Many questions surround this transition, including at what point one of the most significant evolutionary changes, the development of vertebrate hand and feet, originated. However, an ancient fish fossil found in Canada has helped to uncover the mystery of how the human hand evolved from fish fins.

The remarkably complete specimen of Elpistostege, measuring in at 1.57 meters (5.15 feet) long, included the first entire arm skeleton seen in this order of fish. Using high energy CT scans, researchers were able to uncover the tetrapod-like arm features in the pectoral fin of the fossil. Some of the structures revealed in the study, published in Nature, includes the presence of a humerus (arm), radius and ulna (forearm), row of carpus (wrist) and phalanges organized in digits (fingers).
“This is the first time that we have unequivocally discovered fingers locked in a fin with fin-rays in any known fish,” John Long, Professor in Palaeontology at Flinders University, Australia, said in a statement. “The articulating digits in the fin are like the finger bones found in the hands of most animals.”
Previous fossils from around the time of the fish-to-tetrapod transition have been studied by paleontologists to help us understand the evolution from a fish fin to a tetrapod limb. Until now, most fossils of the lobe-finned fish that were around in this period (elpistostegalians), between 393 and 359 million years ago, have been found incomplete. This Elpistostege specimen is not only crowned as the most complete elpistostegalian fossil to date, but it also has now overtaken the Tiktaalik species, from Arctic Canada to claim the position of the nearest fish from the tetrapods.
“Elpistostege is not necessarily our ancestor, but it is closest we can get to a true ‘transitional fossil’, an intermediate between fishes and tetrapods,” study co-author Richard Cloutier, from Universite du Quebec a Rimouski, Canada, said.

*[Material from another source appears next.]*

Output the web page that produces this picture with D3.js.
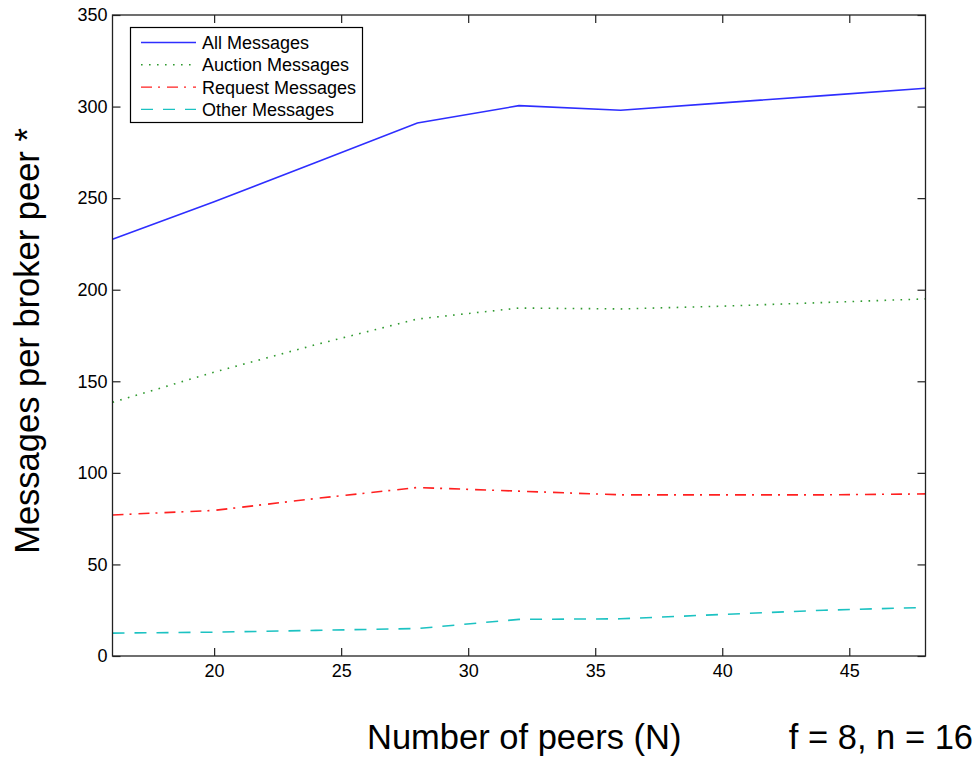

Cloutier also explained the necessity for the fish to develop fingers when transitioning to the land. “The origin of digits relates to developing the capability for the fish to support its weight in shallow water or for short trips out on land,” Cloutier said. “The increased number of small bones in the fin allows more planes of flexibility to spread out its weight through the fin.”

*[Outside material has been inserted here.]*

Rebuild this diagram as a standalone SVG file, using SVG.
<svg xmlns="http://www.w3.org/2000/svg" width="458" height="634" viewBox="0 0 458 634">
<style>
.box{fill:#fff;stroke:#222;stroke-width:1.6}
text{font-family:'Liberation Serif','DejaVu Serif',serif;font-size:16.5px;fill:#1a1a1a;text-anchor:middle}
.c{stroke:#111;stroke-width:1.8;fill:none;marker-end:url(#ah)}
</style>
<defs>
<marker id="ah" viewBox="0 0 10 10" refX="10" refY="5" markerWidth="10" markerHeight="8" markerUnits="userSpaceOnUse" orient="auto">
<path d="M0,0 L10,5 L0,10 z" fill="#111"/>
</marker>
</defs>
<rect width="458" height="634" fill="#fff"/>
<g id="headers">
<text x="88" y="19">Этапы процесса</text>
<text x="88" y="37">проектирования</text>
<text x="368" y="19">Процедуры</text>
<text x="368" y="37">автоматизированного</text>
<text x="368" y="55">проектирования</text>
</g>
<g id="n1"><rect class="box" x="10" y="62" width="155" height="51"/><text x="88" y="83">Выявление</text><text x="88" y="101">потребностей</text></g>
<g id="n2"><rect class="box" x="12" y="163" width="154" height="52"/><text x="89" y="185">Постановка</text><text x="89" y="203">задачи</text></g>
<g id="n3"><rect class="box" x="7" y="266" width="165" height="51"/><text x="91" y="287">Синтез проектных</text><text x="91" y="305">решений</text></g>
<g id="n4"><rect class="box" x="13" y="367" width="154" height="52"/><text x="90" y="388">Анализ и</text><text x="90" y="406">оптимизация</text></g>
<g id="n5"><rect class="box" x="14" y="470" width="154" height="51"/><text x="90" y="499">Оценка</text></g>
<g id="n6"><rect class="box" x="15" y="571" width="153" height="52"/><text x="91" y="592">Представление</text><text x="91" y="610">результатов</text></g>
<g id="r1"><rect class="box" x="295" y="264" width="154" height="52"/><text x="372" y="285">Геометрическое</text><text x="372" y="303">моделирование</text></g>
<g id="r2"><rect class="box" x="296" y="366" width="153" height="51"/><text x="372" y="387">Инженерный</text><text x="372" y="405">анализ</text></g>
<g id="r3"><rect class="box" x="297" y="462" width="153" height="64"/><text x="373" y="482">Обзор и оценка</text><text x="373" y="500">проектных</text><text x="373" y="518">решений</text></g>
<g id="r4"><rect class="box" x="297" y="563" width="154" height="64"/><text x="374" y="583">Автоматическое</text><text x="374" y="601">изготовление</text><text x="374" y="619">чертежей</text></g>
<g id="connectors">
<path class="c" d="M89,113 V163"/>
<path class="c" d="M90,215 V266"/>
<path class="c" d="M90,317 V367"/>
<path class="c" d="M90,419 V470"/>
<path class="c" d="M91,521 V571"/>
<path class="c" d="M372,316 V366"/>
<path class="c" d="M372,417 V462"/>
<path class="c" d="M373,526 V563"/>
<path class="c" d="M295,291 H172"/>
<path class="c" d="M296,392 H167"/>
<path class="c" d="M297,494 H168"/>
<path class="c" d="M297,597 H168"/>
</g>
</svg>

Speaking to IFLScience, John Long, one of Cloutier’s fellow co-authors, emphasized the teamwork involved in “showing precisely how fishes gave us the finger!”
“For me, the most rewarding part of the research was working with the entire team from Rimouski and at Flinders, as we slowly revealed the story of this incredible fossil, the first ancient fish to have digits present in its fins,” Long told IFLScience.